El edificio mantiene las condiciones del siglo XVIII, con portones gruesos de casi dos metros de altura y unos tres de ancho. Dentro funciona un museo.
REDACCIÓN CENTRAL
Cambio
Son sólo mitos, dice la señora con una voz ronca. “Bueno por lo menos yo me voy a las seis de la tarde (de este lugar) y no escucho nada de ruidos, como cuentan”, insiste la mujer propietaria del local de artesanías, una de las tiendas abiertas en la Casa de la Cruz Verde, en la calle Jaén.
El edificio mantiene las condiciones del siglo XVIII, con portones gruesos de casi dos metros de altura y unos tres de ancho. Adentro, funciona el Museo de Instrumentos Musicales, y como señal de su nombre tiene en la parte exterior, en plena esquina que da con la calle Indaburo, una cruz elaborada en fierro en la que se ha pintado a un Cristo y una calavera. Quedan pocas personas que recuerdan la razón de la ubicación de la cruz. Otros sólo guardan silencio.
Unos comentan que en tiempos de la Colonia, la actual calle Jaén tenía el nombre de callejón Cabra Cancha y era considerado como un lugar tenebroso por la aparición constante de fantasmas, duendes, almas en pena, ruidos infernales de carruajes tirados por caballos y cadenas arrastradas por el suelo, pero sobre todo resaltaba la presencia de una viuda condenada que se aparecía a todos los hombres que se recogían borrachos en altas horas de la noche para luego llevarlos a un lugar misterioso.
Entonces, los vecinos de esta calle, arraigados de una fe católica, decidieron colocar la cruz verde para ahuyentar a todas estas criaturas malignas que los atemorizaban.
Sin embargo, ésta no es la única versión que se cuenta entre los habitantes de la calle.
Nemesio Iturri Núñez rescató parte de esas historias en un artículo publicado el 10 de mayo de 1935 en la Tribuna, con el título La cruz verde Cuentan que la cruz tenía la cabeza de Cristo crucificado, en los brazos las muñecas de él y en la parte inferior los pies con sus respectivas llagas. Todo en alto relieve, faltando lo demás del cuerpo.
Iturri relata un asesinato sucedido en 1830 en una casa del barrio de Hjichju Kjatu, hoy final de la calle Loayza. Ahí vivía la familia Palacios, muy conocida entre los vecinos.
Esto sucedió la noche del martes santo, cuando la población concurría a las procesiones de los templos. Un prestamista que vivía en esa vivienda fue asaltado y asesinado.

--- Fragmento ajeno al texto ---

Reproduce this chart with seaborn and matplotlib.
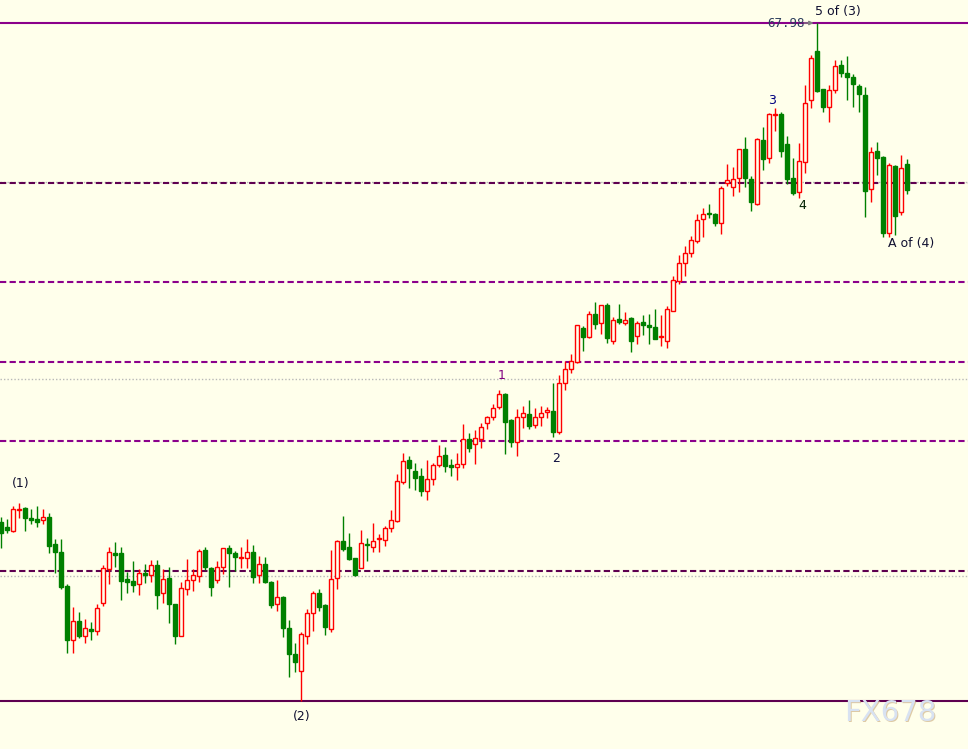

Cuando el criminal intentaba escapar se topó con el señor Palacios, quien intentó detenerlo, pero fue derribado por un golpe certero. Cuando Palacios se dio cuenta de lo ocurrido fue a socorrer al prestamista y lo levantó del suelo. Las manchas de sangre en su atuendo y su presencia en el lugar lo señalaron como el único culpable del crimen, sin alegato que lo pueda salvar, fue condenado a la pena de muerte.
Palacios fue trasladado a la cárcel que estaba en el puente de la Merced, por la plaza de Armas y la calle Indaburo, cargado de grillas y sostenido por dos reverendos al son de un tambor destemplado.
Al llegar a la esquina de la calle Jaén, Palacios vio la cruz verde encima de la concurrencia y cayó de rodilla al pie de ella y exclamó a Dios: “No hay ser que no vele por mí y el culpable ha de quedar riendo de mí. Acaso no se te caería la cara al suelo al ver a un hombre inocente como vos, infamado, deshonrado y muerto sin culpa”.
En ese momento, el rostro que colgaba en la cruz cayó sobre el sentenciado y el pueblo asistente exclamó: “El hombre es inocente”.
Tras ello apareció un hombre, quien se declaró culpable del crimen del martes santo. La justicia suspendió la ejecución de Palacios, lo declaró inocente y lo indemnizó.
Doña Rosa, vecina de la calle Jaén, dice que aún se escuchan voces durante la noche.